- Roberts stood in Manzoni Gardens in front of the Rotunda during its construction (c.1963)
- Born: April 29, 1922 Kings Heath, Birmingham, England
- Died: June 28, 2019 (aged 97)
- Education: Birmingham School of Architecture
- Occupation: Architect
- Years active: 1952–1981
- Children: 4
- Parent: Ernest S. Roberts (father)
- Practice: James A. Roberts Associates
- Buildings: Ringway Centre (1962) Rotunda (1965) Mander Centre (1968) St Johns Beacon (1969)
- Projects: Bull Ring Centre (1964)

= Jim Roberts (architect) =

English architect (1922–2019)

James A. "Jim" Roberts (29 April 1922 – 28 June 2019) was an English architect perhaps best known for the Rotunda in Birmingham, from which he ran the architectural practice James A. Roberts Associates upon its completion.

==Life and career==
Roberts was born in the suburb of Kings Heath. He was the son of Ernest S. Roberts (d.1945), a prolific Birmingham-based architect. His firm, Satchwell & Roberts, were responsible for many cinema designs. James Roberts was educated at Stanley House School (now the site of The Priory Hospital, Edgbaston), later studying at the Birmingham School of Architecture where he became a senior lecturer. During the Second World War he served in the Home Guard and manned the lookout in the clock tower of Birmingham Council House, from which he saw the Coventry Blitz.

He formed James A. Roberts Associates in Edgbaston in 1952. This eventually became a large practice based out of the Rotunda, a cylindrical office building that was designed by him and located in the city centre of Birmingham. He himself took the top two floors of the building. Like many similar concerns James A. Roberts Associates suffered from the building recessions of the 1970s though in a reduced form, it was able to continue up to 1981.

Roberts was a member of the Civic Trust Association and was responsible for the conservation and restoration of notable old buildings resulting in him receiving several Civic Trust Awards, notably for restoration of the 16th-century manor house, Madeley Court, Telford, into a prestigious hotel, and West Bromwich Manor House, which is an important, Grade I listed, medieval domestic building built in the late 13th century by the de Marnham family, latterly a hotel and public house in the 1960s post restoration, and now operated by Sandwell Borough Museums Trust and used as a historical education site for schools and other community groups. He was an honorary member of the Ancient Monuments Society.

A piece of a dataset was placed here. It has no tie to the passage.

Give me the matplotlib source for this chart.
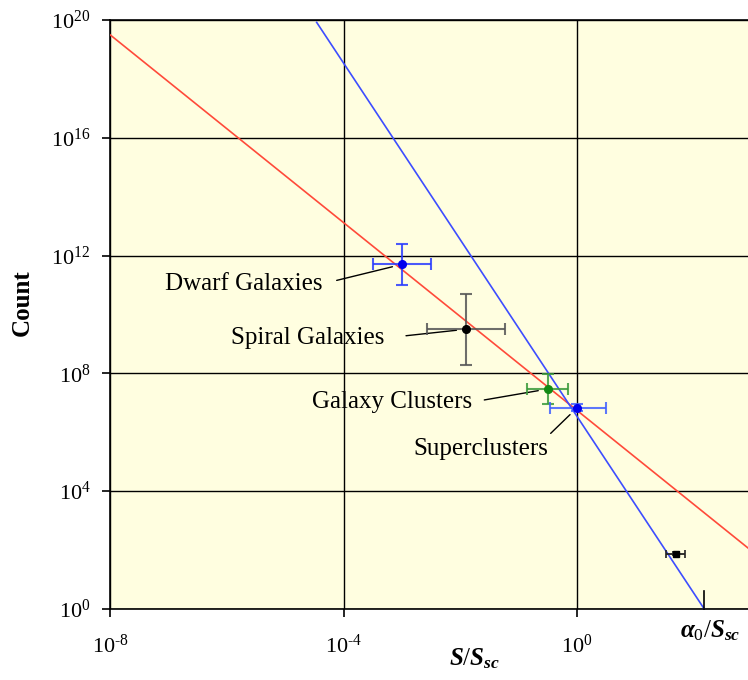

In later life, Roberts lived in Lymington, Hampshire. His grandson is the actor Jassa Singh Ahluwalia.

==Professional works==

Aside from the Rotunda, which was grade II listed in 2000 and renovated in 2004–2008 to his approval, Roberts was also responsible for other structures in Birmingham's postwar regeneration. These include the Ringway Centre (known toponymously as Smallbrook Queensway or SBQ) and the former Albany Hotel, also located on Smallbrook Queensway, which has been occupied by the chain Holiday Inn since the late 20th century.

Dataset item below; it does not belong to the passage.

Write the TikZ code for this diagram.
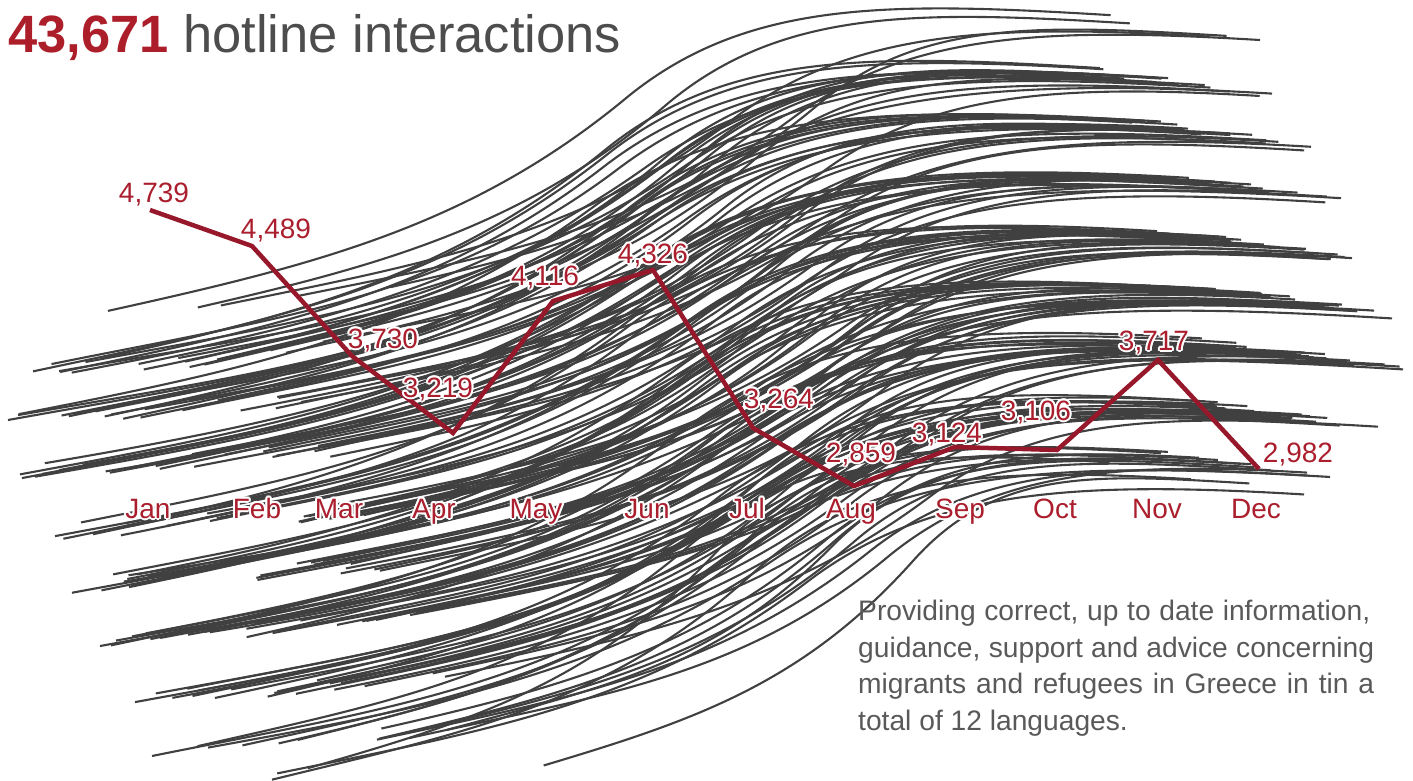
\documentclass[tikz,border=0pt]{standalone}
\usepackage{fontspec}
\setmainfont{Liberation Sans}
\usetikzlibrary{calc}
\definecolor{ttlred}{RGB}{172,30,42}
\definecolor{lblred}{RGB}{170,30,45}
\definecolor{lnred}{RGB}{150,24,42}
\definecolor{ttlgrey}{RGB}{77,77,77}
\definecolor{crv}{RGB}{64,64,64}
\definecolor{txtgrey}{RGB}{89,89,89}
\tikzset{
  crvline/.style={draw=crv, line width=2.1pt},
  redline/.style={draw=lnred, line width=4.5pt, line join=miter},
  lbl/.style={inner sep=0pt, anchor=base, text=lblred, font=\fontsize{28}{30}\selectfont},
  para/.style={inner sep=0pt, anchor=base west, text=txtgrey, font=\fontsize{28.2}{36}\selectfont},
}
\newcommand\halotext[3]{%
  \foreach \hang in {0,30,...,330}{\node[lbl,text=white] (#1h\hang) at ($#2+(\hang:2)$) {#3};}
  \node[lbl] (#1) at #2 {#3};}
\begin{document}
\begin{tikzpicture}[x=1pt,y=-1pt]
\useasboundingbox (0,0) rectangle (1413,780);
\pgfmathsetseed{4242}
% bundle of curves
\foreach \yl/\xmin/\xmax/\yr/\n in {314/108/1260/24/5, 370/33/1272/80/18, 420/8/1311/130/22,
   472/20/1341/184/24, 532/55/1352/242/26, 585/72/1392/298/26, 642/100/1403/352/24,
   700/135/1378/412/20, 752/152/1330/462/12, 778/272/1304/478/4}{
  \foreach \j in {1,...,\n}{
    \pgfmathsetmacro\u{ifthenelse(\j==1,0,rnd)}
    \pgfmathsetmacro\v{ifthenelse(\j==2,0,0.35*(1-\u)+0.65*rnd)}
    \pgfmathsetmacro\xa{\xmin+\u*320}
    \pgfmathsetmacro\ya{\yl+16*rnd-8-0.07*\u*320}
    \pgfmathsetmacro\xd{\xmax-\v*210}
    \pgfmathsetmacro\yd{\yr-14+0.15*(210-\v*210)+8*rnd-4}
    \pgfmathsetmacro\dx{\xd-\xa}
    \pgfmathsetmacro\dy{\ya-\yd}
    \pgfmathsetmacro\fa{0.50+0.04*rnd}
    \pgfmathsetmacro\fb{0.67+0.06*rnd}
    \pgfmathsetmacro\xm{\xa+\fa*\dx}
    \pgfmathsetmacro\ym{\ya-\fb*\dy}
    \pgfmathsetmacro\hA{\fa*\dx}
    \pgfmathsetmacro\hB{(1-\fa)*\dx}
    \pgfmathsetmacro\sm{2.8*\dy/\dx}
    \pgfmathsetmacro\so{0.75*\dy/\dx}
    \pgfmathsetmacro\xb{\xa+0.4*\hA}
    \pgfmathsetmacro\yb{\ya-\so*0.4*\hA}
    \pgfmathsetmacro\xc{\xm-0.3*\hA}
    \pgfmathsetmacro\yc{\ym+\sm*0.3*\hA}
    \pgfmathsetmacro\xe{\xm+0.25*\hB}
    \pgfmathsetmacro\ye{\ym-\sm*0.25*\hB}
    \pgfmathsetmacro\xf{\xd-0.45*\hB}
    \pgfmathsetmacro\yf{\yd-0.06*0.45*\hB}
    \draw[crvline] (\xa,\ya) .. controls (\xb,\yb) and (\xc,\yc) .. (\xm,\ym)
                             .. controls (\xe,\ye) and (\xf,\yf) .. (\xd,\yd);
  }
}
% monthly line
\coordinate (m1) at (150,210);
\coordinate (m2) at (252,246);
\coordinate (m3) at (352,356);
\coordinate (m4) at (453,433);
\coordinate (m5) at (553,301);
\coordinate (m6) at (653,270);
\coordinate (m7) at (753,428);
\coordinate (m8) at (854,486);
\coordinate (m9) at (955,447);
\coordinate (m10) at (1057,450);
\coordinate (m11) at (1158,360);
\coordinate (m12) at (1259,469);
\draw[redline] (m1) -- (m2) -- (m3) -- (m4) -- (m5) -- (m6) -- (m7) -- (m8) -- (m9) -- (m10) -- (m11) -- (m12);
% value labels
\halotext{v1}{(154,202)}{4,739}
\halotext{v2}{(276,238)}{4,489}
\halotext{v3}{(383,348)}{3,730}
\halotext{v4}{(438,397)}{3,219}
\halotext{v5}{(545,285)}{4,116}
\halotext{v6}{(653,263)}{4,326}
\halotext{v7}{(779,408)}{3,264}
\halotext{v8}{(861,462)}{2,859}
\halotext{v9}{(947,442)}{3,124}
\halotext{v10}{(1036,420)}{3,106}
\halotext{v11}{(1154,350)}{3,717}
\halotext{v12}{(1298,462)}{2,982}
% month labels
\halotext{jan}{(148,518)}{Jan}
\halotext{feb}{(257,518)}{Feb}
\halotext{mar}{(339,518)}{Mar}
\halotext{apr}{(434,518)}{Apr}
\halotext{may}{(536,518)}{May}
\halotext{jun}{(647,518)}{Jun}
\halotext{jul}{(747,518)}{Jul}
\halotext{aug}{(851,518)}{Aug}
\halotext{sep}{(960,518)}{Sep}
\halotext{oct}{(1055,518)}{Oct}
\halotext{nov}{(1157,518)}{Nov}
\halotext{dec}{(1256,518)}{Dec}
% title
\node[anchor=base west, inner sep=0pt] (title) at (8,52)
  {\fontsize{52.5}{60}\selectfont\bfseries\color{ttlred}43,671\ \mdseries\color{ttlgrey}hotline interactions};
% paragraph
\node[para] (p1) at (858,620) {\makebox[512pt][s]{Providing correct, up to date information,}};
\node[para] (p2) at (858,657) {\makebox[516pt][s]{guidance, support and advice concerning}};
\node[para] (p3) at (858,693) {\makebox[516pt][s]{migrants and refugees in Greece in tin a}};
\node[para] (p4) at (858,730) {total of 12 languages.};
\end{tikzpicture}
\end{document}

Other realisations include the now-demolished Triplex House (1966) in Kings Norton, Birmingham; Solihull Library and Police Station; the Mander Shopping Centre (1968) in Wolverhampton city centre; The Belfry Hotel and Golf Centre in Warwickshire, spiritual home of the Ryder Cup; and St Johns Beacon (also known as the Radio City Tower) in Liverpool, known for its revolving restaurant at the top, part of the St Johns Shopping Centre.